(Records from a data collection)
────────────────

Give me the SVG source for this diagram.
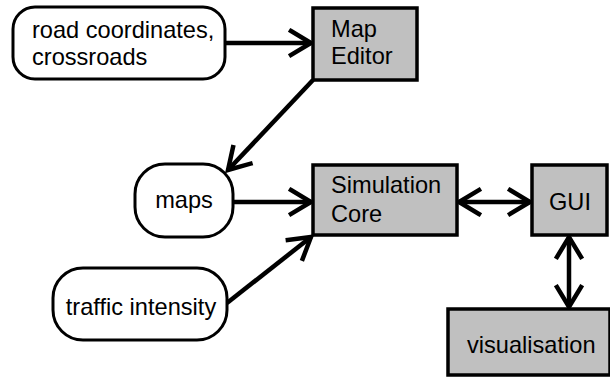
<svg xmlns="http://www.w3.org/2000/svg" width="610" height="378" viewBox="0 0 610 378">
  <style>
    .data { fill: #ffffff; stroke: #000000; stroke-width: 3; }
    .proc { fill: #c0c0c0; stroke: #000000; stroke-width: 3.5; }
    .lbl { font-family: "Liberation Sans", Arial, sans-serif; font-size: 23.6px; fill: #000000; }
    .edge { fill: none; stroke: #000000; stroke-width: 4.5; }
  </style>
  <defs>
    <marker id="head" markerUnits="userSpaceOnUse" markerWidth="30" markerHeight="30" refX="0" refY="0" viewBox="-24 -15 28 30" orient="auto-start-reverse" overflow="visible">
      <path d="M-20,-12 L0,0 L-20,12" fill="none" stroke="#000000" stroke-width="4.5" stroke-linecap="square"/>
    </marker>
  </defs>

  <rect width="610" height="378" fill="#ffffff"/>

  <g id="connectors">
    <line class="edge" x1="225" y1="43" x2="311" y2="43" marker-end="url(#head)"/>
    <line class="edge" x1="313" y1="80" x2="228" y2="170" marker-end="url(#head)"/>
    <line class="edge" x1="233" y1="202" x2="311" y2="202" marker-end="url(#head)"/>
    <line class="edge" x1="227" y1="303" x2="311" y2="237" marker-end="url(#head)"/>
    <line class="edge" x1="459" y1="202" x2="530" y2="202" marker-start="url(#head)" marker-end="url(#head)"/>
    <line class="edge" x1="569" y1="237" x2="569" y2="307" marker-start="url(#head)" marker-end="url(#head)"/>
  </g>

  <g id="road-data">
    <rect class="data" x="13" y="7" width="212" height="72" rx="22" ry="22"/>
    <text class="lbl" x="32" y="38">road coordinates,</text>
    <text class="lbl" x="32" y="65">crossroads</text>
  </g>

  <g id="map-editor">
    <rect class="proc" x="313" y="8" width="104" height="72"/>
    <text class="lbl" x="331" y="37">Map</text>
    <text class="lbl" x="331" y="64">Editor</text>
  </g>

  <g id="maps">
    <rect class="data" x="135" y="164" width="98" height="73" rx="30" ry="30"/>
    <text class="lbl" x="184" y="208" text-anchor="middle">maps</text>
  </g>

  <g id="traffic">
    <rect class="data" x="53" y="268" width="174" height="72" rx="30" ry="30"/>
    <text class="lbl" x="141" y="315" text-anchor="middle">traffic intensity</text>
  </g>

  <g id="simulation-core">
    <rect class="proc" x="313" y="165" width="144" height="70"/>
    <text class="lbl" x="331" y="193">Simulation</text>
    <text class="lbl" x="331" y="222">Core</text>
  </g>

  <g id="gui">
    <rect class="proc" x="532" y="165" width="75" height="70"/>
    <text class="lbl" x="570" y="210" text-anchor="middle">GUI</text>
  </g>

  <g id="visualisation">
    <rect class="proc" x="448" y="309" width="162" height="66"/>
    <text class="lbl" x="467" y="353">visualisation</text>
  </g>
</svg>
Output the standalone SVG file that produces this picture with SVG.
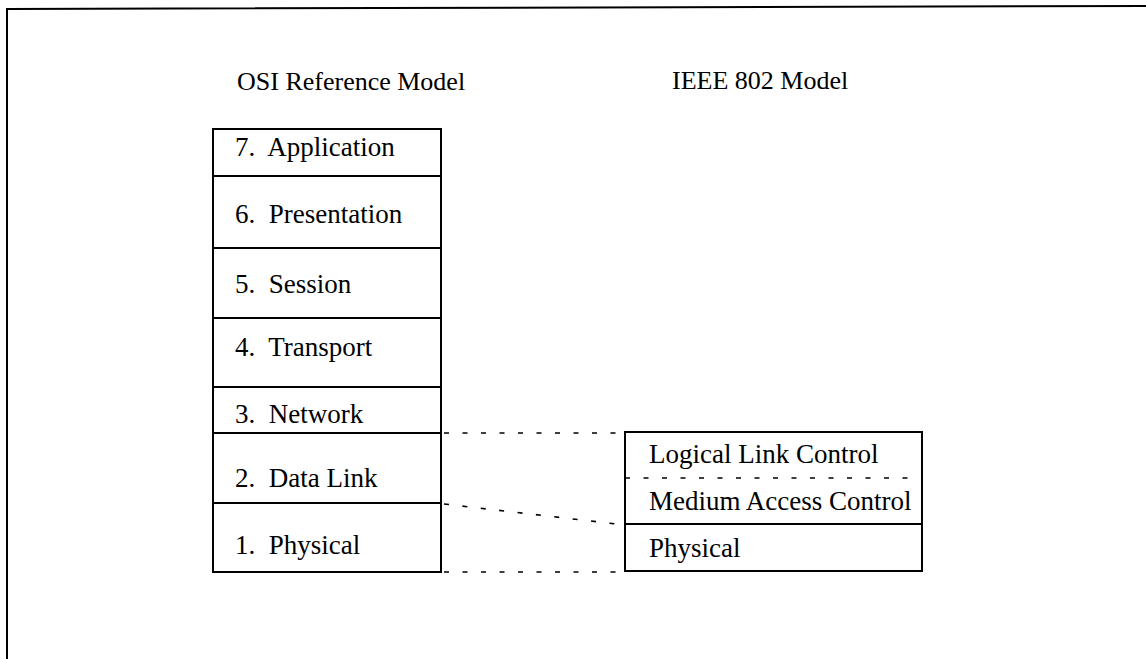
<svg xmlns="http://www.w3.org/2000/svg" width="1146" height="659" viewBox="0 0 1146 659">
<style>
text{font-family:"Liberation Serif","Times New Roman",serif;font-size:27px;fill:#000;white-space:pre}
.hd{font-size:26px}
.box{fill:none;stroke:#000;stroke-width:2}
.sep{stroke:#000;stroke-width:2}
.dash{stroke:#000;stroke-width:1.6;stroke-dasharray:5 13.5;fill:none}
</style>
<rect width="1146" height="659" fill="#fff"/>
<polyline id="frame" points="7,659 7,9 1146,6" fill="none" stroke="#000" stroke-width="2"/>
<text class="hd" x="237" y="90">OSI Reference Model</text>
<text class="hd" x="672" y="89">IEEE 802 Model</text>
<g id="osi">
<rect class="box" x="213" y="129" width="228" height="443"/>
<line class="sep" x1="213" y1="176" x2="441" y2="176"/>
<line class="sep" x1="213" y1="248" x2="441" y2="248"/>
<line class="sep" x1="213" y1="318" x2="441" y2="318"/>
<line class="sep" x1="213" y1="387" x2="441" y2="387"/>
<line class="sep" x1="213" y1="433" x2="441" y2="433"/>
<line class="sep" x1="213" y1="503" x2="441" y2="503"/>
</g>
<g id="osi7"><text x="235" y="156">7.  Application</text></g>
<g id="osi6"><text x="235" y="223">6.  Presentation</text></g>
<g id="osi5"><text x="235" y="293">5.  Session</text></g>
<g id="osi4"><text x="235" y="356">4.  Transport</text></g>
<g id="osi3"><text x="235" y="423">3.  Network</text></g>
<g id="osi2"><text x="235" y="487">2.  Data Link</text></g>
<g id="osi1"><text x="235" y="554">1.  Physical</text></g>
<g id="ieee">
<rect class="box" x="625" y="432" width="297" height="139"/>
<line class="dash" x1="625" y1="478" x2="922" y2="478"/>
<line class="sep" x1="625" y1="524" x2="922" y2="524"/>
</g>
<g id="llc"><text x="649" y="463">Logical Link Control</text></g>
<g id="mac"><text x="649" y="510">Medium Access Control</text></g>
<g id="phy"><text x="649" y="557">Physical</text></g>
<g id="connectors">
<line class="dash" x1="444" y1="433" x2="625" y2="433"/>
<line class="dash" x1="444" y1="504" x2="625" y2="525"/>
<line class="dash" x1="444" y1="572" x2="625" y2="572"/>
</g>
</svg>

────────────────

**Directions for this task:** Restate every record exactly, please; do not copy the pictures.

**Response to the task:**
Give me the SVG source for this diagram.
<svg xmlns="http://www.w3.org/2000/svg" width="610" height="378" viewBox="0 0 610 378">
  <style>
    .data { fill: #ffffff; stroke: #000000; stroke-width: 3; }
    .proc { fill: #c0c0c0; stroke: #000000; stroke-width: 3.5; }
    .lbl { font-family: "Liberation Sans", Arial, sans-serif; font-size: 23.6px; fill: #000000; }
    .edge { fill: none; stroke: #000000; stroke-width: 4.5; }
  </style>
  <defs>
    <marker id="head" markerUnits="userSpaceOnUse" markerWidth="30" markerHeight="30" refX="0" refY="0" viewBox="-24 -15 28 30" orient="auto-start-reverse" overflow="visible">
      <path d="M-20,-12 L0,0 L-20,12" fill="none" stroke="#000000" stroke-width="4.5" stroke-linecap="square"/>
    </marker>
  </defs>

  <rect width="610" height="378" fill="#ffffff"/>

  <g id="connectors">
    <line class="edge" x1="225" y1="43" x2="311" y2="43" marker-end="url(#head)"/>
    <line class="edge" x1="313" y1="80" x2="228" y2="170" marker-end="url(#head)"/>
    <line class="edge" x1="233" y1="202" x2="311" y2="202" marker-end="url(#head)"/>
    <line class="edge" x1="227" y1="303" x2="311" y2="237" marker-end="url(#head)"/>
    <line class="edge" x1="459" y1="202" x2="530" y2="202" marker-start="url(#head)" marker-end="url(#head)"/>
    <line class="edge" x1="569" y1="237" x2="569" y2="307" marker-start="url(#head)" marker-end="url(#head)"/>
  </g>

  <g id="road-data">
    <rect class="data" x="13" y="7" width="212" height="72" rx="22" ry="22"/>
    <text class="lbl" x="32" y="38">road coordinates,</text>
    <text class="lbl" x="32" y="65">crossroads</text>
  </g>

  <g id="map-editor">
    <rect class="proc" x="313" y="8" width="104" height="72"/>
    <text class="lbl" x="331" y="37">Map</text>
    <text class="lbl" x="331" y="64">Editor</text>
  </g>

  <g id="maps">
    <rect class="data" x="135" y="164" width="98" height="73" rx="30" ry="30"/>
    <text class="lbl" x="184" y="208" text-anchor="middle">maps</text>
  </g>

  <g id="traffic">
    <rect class="data" x="53" y="268" width="174" height="72" rx="30" ry="30"/>
    <text class="lbl" x="141" y="315" text-anchor="middle">traffic intensity</text>
  </g>

  <g id="simulation-core">
    <rect class="proc" x="313" y="165" width="144" height="70"/>
    <text class="lbl" x="331" y="193">Simulation</text>
    <text class="lbl" x="331" y="222">Core</text>
  </g>

  <g id="gui">
    <rect class="proc" x="532" y="165" width="75" height="70"/>
    <text class="lbl" x="570" y="210" text-anchor="middle">GUI</text>
  </g>

  <g id="visualisation">
    <rect class="proc" x="448" y="309" width="162" height="66"/>
    <text class="lbl" x="467" y="353">visualisation</text>
  </g>
</svg>
Output the standalone SVG file that produces this picture with SVG.
<svg xmlns="http://www.w3.org/2000/svg" width="1146" height="659" viewBox="0 0 1146 659">
<style>
text{font-family:"Liberation Serif","Times New Roman",serif;font-size:27px;fill:#000;white-space:pre}
.hd{font-size:26px}
.box{fill:none;stroke:#000;stroke-width:2}
.sep{stroke:#000;stroke-width:2}
.dash{stroke:#000;stroke-width:1.6;stroke-dasharray:5 13.5;fill:none}
</style>
<rect width="1146" height="659" fill="#fff"/>
<polyline id="frame" points="7,659 7,9 1146,6" fill="none" stroke="#000" stroke-width="2"/>
<text class="hd" x="237" y="90">OSI Reference Model</text>
<text class="hd" x="672" y="89">IEEE 802 Model</text>
<g id="osi">
<rect class="box" x="213" y="129" width="228" height="443"/>
<line class="sep" x1="213" y1="176" x2="441" y2="176"/>
<line class="sep" x1="213" y1="248" x2="441" y2="248"/>
<line class="sep" x1="213" y1="318" x2="441" y2="318"/>
<line class="sep" x1="213" y1="387" x2="441" y2="387"/>
<line class="sep" x1="213" y1="433" x2="441" y2="433"/>
<line class="sep" x1="213" y1="503" x2="441" y2="503"/>
</g>
<g id="osi7"><text x="235" y="156">7.  Application</text></g>
<g id="osi6"><text x="235" y="223">6.  Presentation</text></g>
<g id="osi5"><text x="235" y="293">5.  Session</text></g>
<g id="osi4"><text x="235" y="356">4.  Transport</text></g>
<g id="osi3"><text x="235" y="423">3.  Network</text></g>
<g id="osi2"><text x="235" y="487">2.  Data Link</text></g>
<g id="osi1"><text x="235" y="554">1.  Physical</text></g>
<g id="ieee">
<rect class="box" x="625" y="432" width="297" height="139"/>
<line class="dash" x1="625" y1="478" x2="922" y2="478"/>
<line class="sep" x1="625" y1="524" x2="922" y2="524"/>
</g>
<g id="llc"><text x="649" y="463">Logical Link Control</text></g>
<g id="mac"><text x="649" y="510">Medium Access Control</text></g>
<g id="phy"><text x="649" y="557">Physical</text></g>
<g id="connectors">
<line class="dash" x1="444" y1="433" x2="625" y2="433"/>
<line class="dash" x1="444" y1="504" x2="625" y2="525"/>
<line class="dash" x1="444" y1="572" x2="625" y2="572"/>
</g>
</svg>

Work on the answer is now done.